All of the material should be reproduced exactly, with pictures left out.

** START DATASET SECTION **

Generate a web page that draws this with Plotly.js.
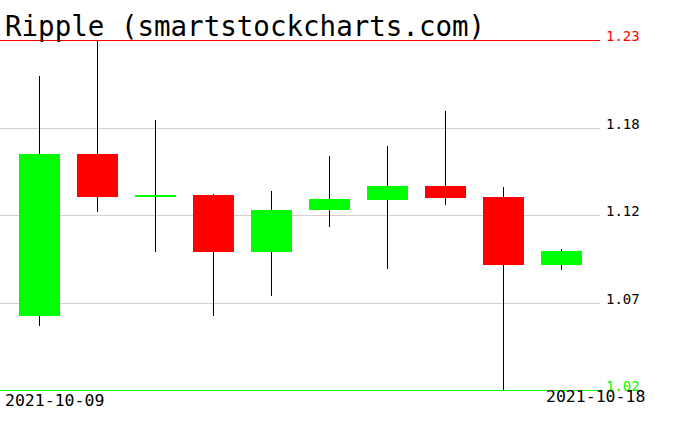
<!DOCTYPE html>
<html>
<head>
<meta charset="utf-8">
<script src="https://cdn.plot.ly/plotly-3.0.1.min.js"></script>
<style>
html,body{margin:0;padding:0;background:#fff;}
#chart{width:676px;height:431px;}
</style>
</head>
<body>
<div id="chart"></div>
<script>
const dates = ['2021-10-09','2021-10-10','2021-10-11','2021-10-12','2021-10-13','2021-10-14','2021-10-15','2021-10-16','2021-10-17','2021-10-18'];
const openV  = [1.0639, 1.1615, 1.1356, 1.1372, 1.1023, 1.1281, 1.1338, 1.1423, 1.1356, 1.0948];
const highV  = [1.2093, 1.2305, 1.1824, 1.1375, 1.1396, 1.1608, 1.1663, 1.1877, 1.1417, 1.1043];
const lowV   = [1.0574, 1.1265, 1.1025, 1.0639, 1.0756, 1.1178, 1.0920, 1.1307, 1.0185, 1.0914];
const closeV = [1.1615, 1.1356, 1.1372, 1.1023, 1.1281, 1.1342, 1.1423, 1.1348, 1.0948, 1.1033];
const tickVals = [1.0185, 1.0715, 1.1245, 1.1775, 1.2305];
const tickLabels = ['1.02', '1.07', '1.12', '1.18', '1.23'];
const titleText = 'Ripple (smartstockcharts.com)';

const UP = '#00ff00', DOWN = '#ff0000';
const maxV = Math.max(...highV), minV = Math.min(...lowV);

const wicks = {
  type: 'bar',
  x: dates,
  base: lowV,
  y: highV.map((h, i) => h - lowV[i]),
  width: 0.0138,
  marker: {color: '#000000', line: {width: 0}},
  hoverinfo: 'skip',
  showlegend: false
};
const bodies = {
  type: 'bar',
  x: dates,
  base: openV.map((o, i) => Math.min(o, closeV[i])),
  y: openV.map((o, i) => Math.abs(closeV[i] - o)),
  width: 0.69,
  marker: {color: openV.map((o, i) => closeV[i] >= o ? UP : DOWN), line: {width: 0}},
  hoverinfo: 'skip',
  showlegend: false
};

const ticktext = tickLabels.map((t, i) => {
  if (tickVals[i] === maxV) return '<span style="color:#ff0000">' + t + '</span>';
  if (tickVals[i] === minV) return '<span style="color:#00ff00">' + t + '</span>';
  return t;
});

const FONT = '"DejaVu Sans Mono", monospace';
const layout = {
  width: 676, height: 431,
  margin: {l: 0, r: 76, t: 35, b: 36, pad: 0},
  paper_bgcolor: '#ffffff', plot_bgcolor: '#ffffff',
  barmode: 'overlay',
  bargap: 0,
  showlegend: false,
  title: {
    text: titleText,
    font: {family: FONT, size: 27.5, color: '#000000'},
    x: 5/676, xref: 'container', xanchor: 'left',
    y: 1 - 26.4/431, yref: 'container', yanchor: 'middle'
  },
  xaxis: {
    type: 'category',
    range: [-0.681, 9.664],
    showgrid: false, zeroline: false, showline: false,
    showticklabels: false, ticks: '', fixedrange: true
  },
  yaxis: {
    side: 'right',
    range: [1.015774, 1.233831],
    tickmode: 'array', tickvals: tickVals, ticktext: ticktext,
    showgrid: true, gridcolor: '#d0d0d0', gridwidth: 1,
    zeroline: false, showline: false, ticks: '',
    ticklabelshift: -4,
    ticklabelstandoff: 5,
    tickfont: {family: FONT, size: 14, color: '#000000'},
    fixedrange: true
  },
  shapes: [
    {type: 'line', xref: 'paper', yref: 'y', x0: 0, x1: 1, y0: maxV, y1: maxV, line: {color: '#ff0000', width: 1}},
    {type: 'line', xref: 'paper', yref: 'y', x0: 0, x1: 1, y0: minV, y1: minV, line: {color: '#00ff00', width: 1}}
  ],
  annotations: [
    {text: dates[0], xref: 'paper', yref: 'paper', x: 3/600, y: -5.5/360, xanchor: 'left', yanchor: 'middle', showarrow: false,
     font: {family: FONT, size: 16.5, color: '#000000'}},
    {text: dates[dates.length - 1], xref: 'paper', yref: 'paper', x: 647/600, y: -1/360, xanchor: 'right', yanchor: 'middle', showarrow: false,
     font: {family: FONT, size: 16.5, color: '#000000'}}
  ]
};

Plotly.newPlot('chart', [wicks, bodies], layout, {displayModeBar: false, responsive: false});
</script>
</body>
</html>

** END DATASET SECTION **

### TASK OUTPUT
Generate a web page that draws this with Plotly.js.
<!DOCTYPE html>
<html>
<head>
<meta charset="utf-8">
<script src="https://cdn.plot.ly/plotly-3.0.1.min.js"></script>
<style>
html,body{margin:0;padding:0;background:#fff;}
#chart{width:676px;height:431px;}
</style>
</head>
<body>
<div id="chart"></div>
<script>
const dates = ['2021-10-09','2021-10-10','2021-10-11','2021-10-12','2021-10-13','2021-10-14','2021-10-15','2021-10-16','2021-10-17','2021-10-18'];
const openV  = [1.0639, 1.1615, 1.1356, 1.1372, 1.1023, 1.1281, 1.1338, 1.1423, 1.1356, 1.0948];
const highV  = [1.2093, 1.2305, 1.1824, 1.1375, 1.1396, 1.1608, 1.1663, 1.1877, 1.1417, 1.1043];
const lowV   = [1.0574, 1.1265, 1.1025, 1.0639, 1.0756, 1.1178, 1.0920, 1.1307, 1.0185, 1.0914];
const closeV = [1.1615, 1.1356, 1.1372, 1.1023, 1.1281, 1.1342, 1.1423, 1.1348, 1.0948, 1.1033];
const tickVals = [1.0185, 1.0715, 1.1245, 1.1775, 1.2305];
const tickLabels = ['1.02', '1.07', '1.12', '1.18', '1.23'];
const titleText = 'Ripple (smartstockcharts.com)';

const UP = '#00ff00', DOWN = '#ff0000';
const maxV = Math.max(...highV), minV = Math.min(...lowV);

const wicks = {
  type: 'bar',
  x: dates,
  base: lowV,
  y: highV.map((h, i) => h - lowV[i]),
  width: 0.0138,
  marker: {color: '#000000', line: {width: 0}},
  hoverinfo: 'skip',
  showlegend: false
};
const bodies = {
  type: 'bar',
  x: dates,
  base: openV.map((o, i) => Math.min(o, closeV[i])),
  y: openV.map((o, i) => Math.abs(closeV[i] - o)),
  width: 0.69,
  marker: {color: openV.map((o, i) => closeV[i] >= o ? UP : DOWN), line: {width: 0}},
  hoverinfo: 'skip',
  showlegend: false
};

const ticktext = tickLabels.map((t, i) => {
  if (tickVals[i] === maxV) return '<span style="color:#ff0000">' + t + '</span>';
  if (tickVals[i] === minV) return '<span style="color:#00ff00">' + t + '</span>';
  return t;
});

const FONT = '"DejaVu Sans Mono", monospace';
const layout = {
  width: 676, height: 431,
  margin: {l: 0, r: 76, t: 35, b: 36, pad: 0},
  paper_bgcolor: '#ffffff', plot_bgcolor: '#ffffff',
  barmode: 'overlay',
  bargap: 0,
  showlegend: false,
  title: {
    text: titleText,
    font: {family: FONT, size: 27.5, color: '#000000'},
    x: 5/676, xref: 'container', xanchor: 'left',
    y: 1 - 26.4/431, yref: 'container', yanchor: 'middle'
  },
  xaxis: {
    type: 'category',
    range: [-0.681, 9.664],
    showgrid: false, zeroline: false, showline: false,
    showticklabels: false, ticks: '', fixedrange: true
  },
  yaxis: {
    side: 'right',
    range: [1.015774, 1.233831],
    tickmode: 'array', tickvals: tickVals, ticktext: ticktext,
    showgrid: true, gridcolor: '#d0d0d0', gridwidth: 1,
    zeroline: false, showline: false, ticks: '',
    ticklabelshift: -4,
    ticklabelstandoff: 5,
    tickfont: {family: FONT, size: 14, color: '#000000'},
    fixedrange: true
  },
  shapes: [
    {type: 'line', xref: 'paper', yref: 'y', x0: 0, x1: 1, y0: maxV, y1: maxV, line: {color: '#ff0000', width: 1}},
    {type: 'line', xref: 'paper', yref: 'y', x0: 0, x1: 1, y0: minV, y1: minV, line: {color: '#00ff00', width: 1}}
  ],
  annotations: [
    {text: dates[0], xref: 'paper', yref: 'paper', x: 3/600, y: -5.5/360, xanchor: 'left', yanchor: 'middle', showarrow: false,
     font: {family: FONT, size: 16.5, color: '#000000'}},
    {text: dates[dates.length - 1], xref: 'paper', yref: 'paper', x: 647/600, y: -1/360, xanchor: 'right', yanchor: 'middle', showarrow: false,
     font: {family: FONT, size: 16.5, color: '#000000'}}
  ]
};

Plotly.newPlot('chart', [wicks, bodies], layout, {displayModeBar: false, responsive: false});
</script>
</body>
</html>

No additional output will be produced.